**Given information**:
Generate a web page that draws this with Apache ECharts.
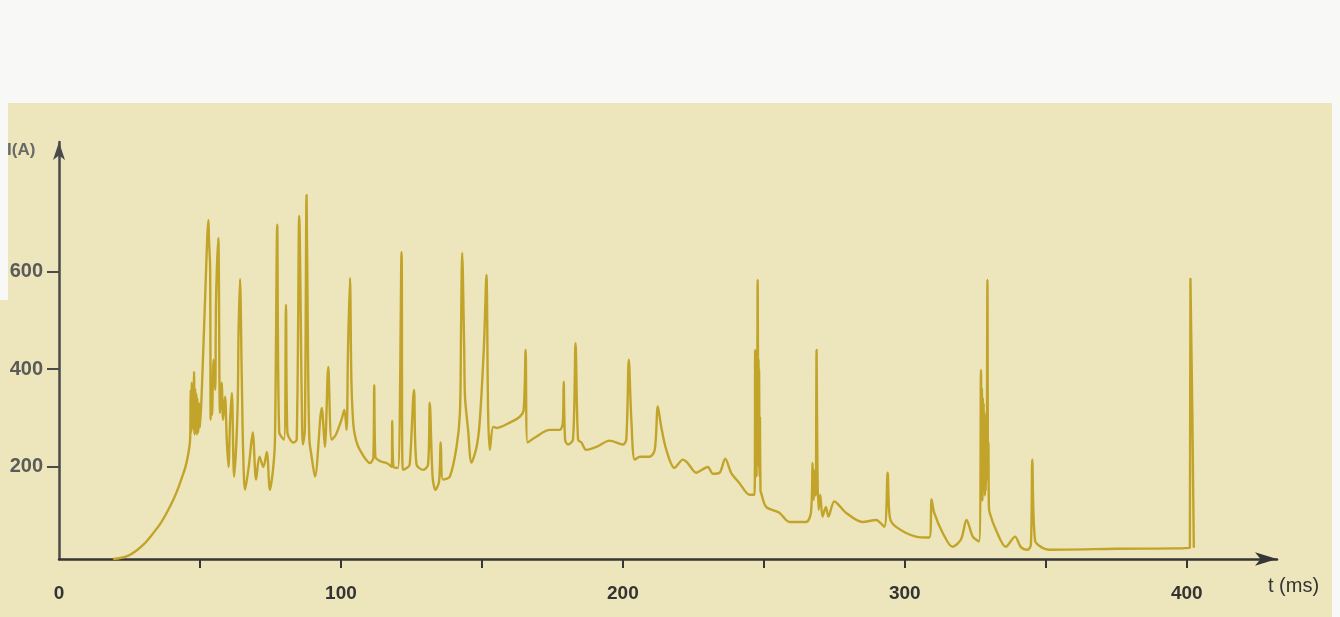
<!DOCTYPE html>
<html>
<head>
<meta charset="utf-8">
<script src="https://cdn.jsdelivr.net/npm/echarts@6/dist/echarts.min.js"></script>
<style>
html,body{margin:0;padding:0;background:#F8F8F6;}
#chart{width:1340px;height:617px;}
</style>
</head>
<body>
<div id="chart"></div>
<script>
// time in ms
const timeMs = [
  19.2,21.7,24.6,27.4,30.2,33.0,35.9,38.4,40.5,42.3,
  43.7,44.8,45.8,46.5,46.7,46.9,47.1,47.3,47.5,47.7,
  47.9,48.1,48.3,48.5,48.7,48.9,49.1,49.4,49.7,50.0,
  50.7,51.8,53.0,53.2,53.6,53.8,54.1,54.3,54.8,55.4,
  55.7,56.5,57.1,57.7,58.2,58.9,59.5,60.1,60.7,61.3,
  62.1,63.3,63.7,64.2,64.8,65.3,66.0,67.4,68.7,69.9,
  71.1,72.5,73.7,74.8,75.9,76.6,77.4,78.1,79.8,80.5,
  81.0,83.1,84.3,85.2,86.1,86.5,87.2,87.8,88.3,88.8,
  89.6,90.8,93.2,94.3,95.5,96.7,98.2,100.2,101.2,102.0,
  102.5,103.2,103.7,104.4,105.3,106.7,110.3,111.5,111.8,112.2,
  114.2,116.2,118.0,118.2,118.6,120.2,121.5,121.9,123.4,124.4,
  125.9,126.8,129.2,130.9,131.5,132.5,133.5,134.8,135.4,136.2,
  138.6,141.0,142.2,142.6,143.0,143.7,144.0,145.1,146.3,148.1,
  149.2,150.7,151.6,152.2,152.8,154.0,155.2,159.9,163.4,164.8,
  165.5,166.2,168.7,174.1,177.6,178.7,179.0,179.5,180.5,182.3,
  183.2,184.1,185.3,187.0,190.6,195.3,200.0,201.2,202.1,203.0,
  204.2,206.0,209.5,211.3,212.4,213.6,215.4,218.3,221.3,223.0,
  226.0,230.1,231.9,234.3,236.3,238.4,241.3,244.9,246.7,246.9,
  247.0,247.1,247.2,247.3,247.4,247.5,247.6,247.8,248.0,248.1,
  248.2,248.3,248.5,248.6,248.8,249.0,250.8,255.5,259.1,265.0,
  266.7,267.3,267.7,268.1,268.4,268.7,269.0,269.4,270.0,270.8,
  272.0,272.9,275.0,279.1,285.0,289.8,292.7,293.9,294.7,296.9,
  303.9,308.7,309.5,310.4,313.4,316.9,319.9,321.9,324.1,326.3,
  327.0,327.2,327.35,327.5,327.65,327.8,327.95,328.1,328.25,328.4,
  328.55,328.7,328.85,329.0,329.3,329.5,329.65,329.8,330.1,332.3,
  335.8,339.1,341.1,343.5,344.7,345.2,346.2,348.8,351.1,374.8,
  401.1,401.3,402.5
];
// current in A
const currentA = [
  10,12,17,27,41,60,82,107,131,156,
  179,198,224,255,357,270,372,280,368,275,
  394,265,360,270,350,265,340,270,330,280,
  363,542,706,665,609,296,378,306,419,357,
  542,669,310,372,296,343,255,199,296,351,
  179,310,480,585,392,234,152,204,270,173,
  220,199,230,152,193,255,696,270,255,532,
  270,249,255,714,337,245,275,757,439,255,
  220,179,320,240,404,255,265,296,316,275,
  439,587,378,286,255,234,207,218,367,220,
  210,207,199,294,199,197,640,193,197,204,
  357,204,193,204,331,179,152,169,249,173,
  179,240,310,480,638,445,343,275,208,240,
  290,445,593,310,234,281,279,290,302,316,
  439,249,259,275,275,290,374,255,245,255,
  453,255,249,234,240,253,245,255,419,296,
  214,220,220,234,323,281,234,197,214,207,
  187,199,185,187,216,187,166,142,142,439,
  200,430,250,400,180,420,240,583,300,420,
  200,400,180,300,150,146,117,105,86,86,
  105,207,131,193,140,439,200,111,142,97,
  117,97,128,105,86,90,76,187,95,76,
  56,54,132,105,64,35,50,90,56,46,
  398,150,360,130,340,150,330,160,310,140,
  300,150,280,170,583,180,250,120,105,70,
  35,56,35,29,39,214,47,33,29,31,
  33,585,33
];

const xTickValues = [50,100,150,200,250,300,350,400];
const xLabelValues = [0,100,200,300,400];
const yTickValues = [200,400,600];

const seriesData = timeMs.map((t, i) => [t, currentA[i]]);

const chart = echarts.init(document.getElementById('chart'), null, {renderer: 'canvas'});
chart.setOption({
  animation: false,
  backgroundColor: '#F8F8F6',
  graphic: [
    {type: 'rect', z: -10, silent: true, shape: {x: 8, y: 103, width: 1324, height: 514}, style: {fill: '#EDE6BD'}},
    {type: 'rect', z: -10, silent: true, shape: {x: 0, y: 300, width: 10, height: 317}, style: {fill: '#EDE6BD'}},
    {type: 'rect', z: 100, silent: true, shape: {x: 0, y: 103, width: 6, height: 197}, style: {fill: '#F8F8F6'}},
    {type: 'text', left: 7, top: 142, silent: true, style: {text: 'I(A)', font: 'bold 17px "Liberation Sans", Arial, sans-serif', fill: '#6a6a66'}},
    {type: 'text', left: 1268, top: 576, silent: true, style: {text: 't (ms)', font: '20px "Liberation Sans", Arial, sans-serif', fill: '#333'}}
  ],
  grid: {left: 59, right: 63, top: 142, bottom: 58, containLabel: false},
  xAxis: {
    type: 'value', min: 0, max: 432,
    splitLine: {show: false},
    axisLine: {onZero: false, symbol: ['none', 'arrow'], symbolSize: [10, 22], lineStyle: {color: '#363636', width: 2.5}},
    axisTick: {show: true, customValues: xTickValues, length: 9, inside: false, lineStyle: {color: '#363636', width: 2}},
    axisLabel: {customValues: xLabelValues, margin: 25, color: '#333', fontSize: 19, fontWeight: 'bold', fontFamily: '"Liberation Sans", Arial, sans-serif'}
  },
  yAxis: {
    type: 'value', min: 10, max: 866,
    splitLine: {show: false},
    axisLine: {onZero: false, symbol: ['none', 'arrow'], symbolSize: [9, 18], lineStyle: {color: '#4a4a4a', width: 2.5}},
    axisTick: {show: true, customValues: yTickValues, length: 12, lineStyle: {color: '#4a4a4a', width: 2}},
    axisLabel: {customValues: yTickValues, margin: 16, color: '#5a5a58', fontSize: 20, fontWeight: 'bold', fontFamily: '"Liberation Sans", Arial, sans-serif'}
  },
  series: [{
    type: 'line',
    data: seriesData,
    showSymbol: false,
    smooth: 0.3,
    clip: true,
    lineStyle: {color: '#C2A42A', width: 2.4, join: 'round'}
  }]
});
</script>
</body>
</html>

**Brief**: Reproduce the full listing above verbatim, with no pictures included.

**Solution below**:
Generate a web page that draws this with Apache ECharts.
<!DOCTYPE html>
<html>
<head>
<meta charset="utf-8">
<script src="https://cdn.jsdelivr.net/npm/echarts@6/dist/echarts.min.js"></script>
<style>
html,body{margin:0;padding:0;background:#F8F8F6;}
#chart{width:1340px;height:617px;}
</style>
</head>
<body>
<div id="chart"></div>
<script>
// time in ms
const timeMs = [
  19.2,21.7,24.6,27.4,30.2,33.0,35.9,38.4,40.5,42.3,
  43.7,44.8,45.8,46.5,46.7,46.9,47.1,47.3,47.5,47.7,
  47.9,48.1,48.3,48.5,48.7,48.9,49.1,49.4,49.7,50.0,
  50.7,51.8,53.0,53.2,53.6,53.8,54.1,54.3,54.8,55.4,
  55.7,56.5,57.1,57.7,58.2,58.9,59.5,60.1,60.7,61.3,
  62.1,63.3,63.7,64.2,64.8,65.3,66.0,67.4,68.7,69.9,
  71.1,72.5,73.7,74.8,75.9,76.6,77.4,78.1,79.8,80.5,
  81.0,83.1,84.3,85.2,86.1,86.5,87.2,87.8,88.3,88.8,
  89.6,90.8,93.2,94.3,95.5,96.7,98.2,100.2,101.2,102.0,
  102.5,103.2,103.7,104.4,105.3,106.7,110.3,111.5,111.8,112.2,
  114.2,116.2,118.0,118.2,118.6,120.2,121.5,121.9,123.4,124.4,
  125.9,126.8,129.2,130.9,131.5,132.5,133.5,134.8,135.4,136.2,
  138.6,141.0,142.2,142.6,143.0,143.7,144.0,145.1,146.3,148.1,
  149.2,150.7,151.6,152.2,152.8,154.0,155.2,159.9,163.4,164.8,
  165.5,166.2,168.7,174.1,177.6,178.7,179.0,179.5,180.5,182.3,
  183.2,184.1,185.3,187.0,190.6,195.3,200.0,201.2,202.1,203.0,
  204.2,206.0,209.5,211.3,212.4,213.6,215.4,218.3,221.3,223.0,
  226.0,230.1,231.9,234.3,236.3,238.4,241.3,244.9,246.7,246.9,
  247.0,247.1,247.2,247.3,247.4,247.5,247.6,247.8,248.0,248.1,
  248.2,248.3,248.5,248.6,248.8,249.0,250.8,255.5,259.1,265.0,
  266.7,267.3,267.7,268.1,268.4,268.7,269.0,269.4,270.0,270.8,
  272.0,272.9,275.0,279.1,285.0,289.8,292.7,293.9,294.7,296.9,
  303.9,308.7,309.5,310.4,313.4,316.9,319.9,321.9,324.1,326.3,
  327.0,327.2,327.35,327.5,327.65,327.8,327.95,328.1,328.25,328.4,
  328.55,328.7,328.85,329.0,329.3,329.5,329.65,329.8,330.1,332.3,
  335.8,339.1,341.1,343.5,344.7,345.2,346.2,348.8,351.1,374.8,
  401.1,401.3,402.5
];
// current in A
const currentA = [
  10,12,17,27,41,60,82,107,131,156,
  179,198,224,255,357,270,372,280,368,275,
  394,265,360,270,350,265,340,270,330,280,
  363,542,706,665,609,296,378,306,419,357,
  542,669,310,372,296,343,255,199,296,351,
  179,310,480,585,392,234,152,204,270,173,
  220,199,230,152,193,255,696,270,255,532,
  270,249,255,714,337,245,275,757,439,255,
  220,179,320,240,404,255,265,296,316,275,
  439,587,378,286,255,234,207,218,367,220,
  210,207,199,294,199,197,640,193,197,204,
  357,204,193,204,331,179,152,169,249,173,
  179,240,310,480,638,445,343,275,208,240,
  290,445,593,310,234,281,279,290,302,316,
  439,249,259,275,275,290,374,255,245,255,
  453,255,249,234,240,253,245,255,419,296,
  214,220,220,234,323,281,234,197,214,207,
  187,199,185,187,216,187,166,142,142,439,
  200,430,250,400,180,420,240,583,300,420,
  200,400,180,300,150,146,117,105,86,86,
  105,207,131,193,140,439,200,111,142,97,
  117,97,128,105,86,90,76,187,95,76,
  56,54,132,105,64,35,50,90,56,46,
  398,150,360,130,340,150,330,160,310,140,
  300,150,280,170,583,180,250,120,105,70,
  35,56,35,29,39,214,47,33,29,31,
  33,585,33
];

const xTickValues = [50,100,150,200,250,300,350,400];
const xLabelValues = [0,100,200,300,400];
const yTickValues = [200,400,600];

const seriesData = timeMs.map((t, i) => [t, currentA[i]]);

const chart = echarts.init(document.getElementById('chart'), null, {renderer: 'canvas'});
chart.setOption({
  animation: false,
  backgroundColor: '#F8F8F6',
  graphic: [
    {type: 'rect', z: -10, silent: true, shape: {x: 8, y: 103, width: 1324, height: 514}, style: {fill: '#EDE6BD'}},
    {type: 'rect', z: -10, silent: true, shape: {x: 0, y: 300, width: 10, height: 317}, style: {fill: '#EDE6BD'}},
    {type: 'rect', z: 100, silent: true, shape: {x: 0, y: 103, width: 6, height: 197}, style: {fill: '#F8F8F6'}},
    {type: 'text', left: 7, top: 142, silent: true, style: {text: 'I(A)', font: 'bold 17px "Liberation Sans", Arial, sans-serif', fill: '#6a6a66'}},
    {type: 'text', left: 1268, top: 576, silent: true, style: {text: 't (ms)', font: '20px "Liberation Sans", Arial, sans-serif', fill: '#333'}}
  ],
  grid: {left: 59, right: 63, top: 142, bottom: 58, containLabel: false},
  xAxis: {
    type: 'value', min: 0, max: 432,
    splitLine: {show: false},
    axisLine: {onZero: false, symbol: ['none', 'arrow'], symbolSize: [10, 22], lineStyle: {color: '#363636', width: 2.5}},
    axisTick: {show: true, customValues: xTickValues, length: 9, inside: false, lineStyle: {color: '#363636', width: 2}},
    axisLabel: {customValues: xLabelValues, margin: 25, color: '#333', fontSize: 19, fontWeight: 'bold', fontFamily: '"Liberation Sans", Arial, sans-serif'}
  },
  yAxis: {
    type: 'value', min: 10, max: 866,
    splitLine: {show: false},
    axisLine: {onZero: false, symbol: ['none', 'arrow'], symbolSize: [9, 18], lineStyle: {color: '#4a4a4a', width: 2.5}},
    axisTick: {show: true, customValues: yTickValues, length: 12, lineStyle: {color: '#4a4a4a', width: 2}},
    axisLabel: {customValues: yTickValues, margin: 16, color: '#5a5a58', fontSize: 20, fontWeight: 'bold', fontFamily: '"Liberation Sans", Arial, sans-serif'}
  },
  series: [{
    type: 'line',
    data: seriesData,
    showSymbol: false,
    smooth: 0.3,
    clip: true,
    lineStyle: {color: '#C2A42A', width: 2.4, join: 'round'}
  }]
});
</script>
</body>
</html>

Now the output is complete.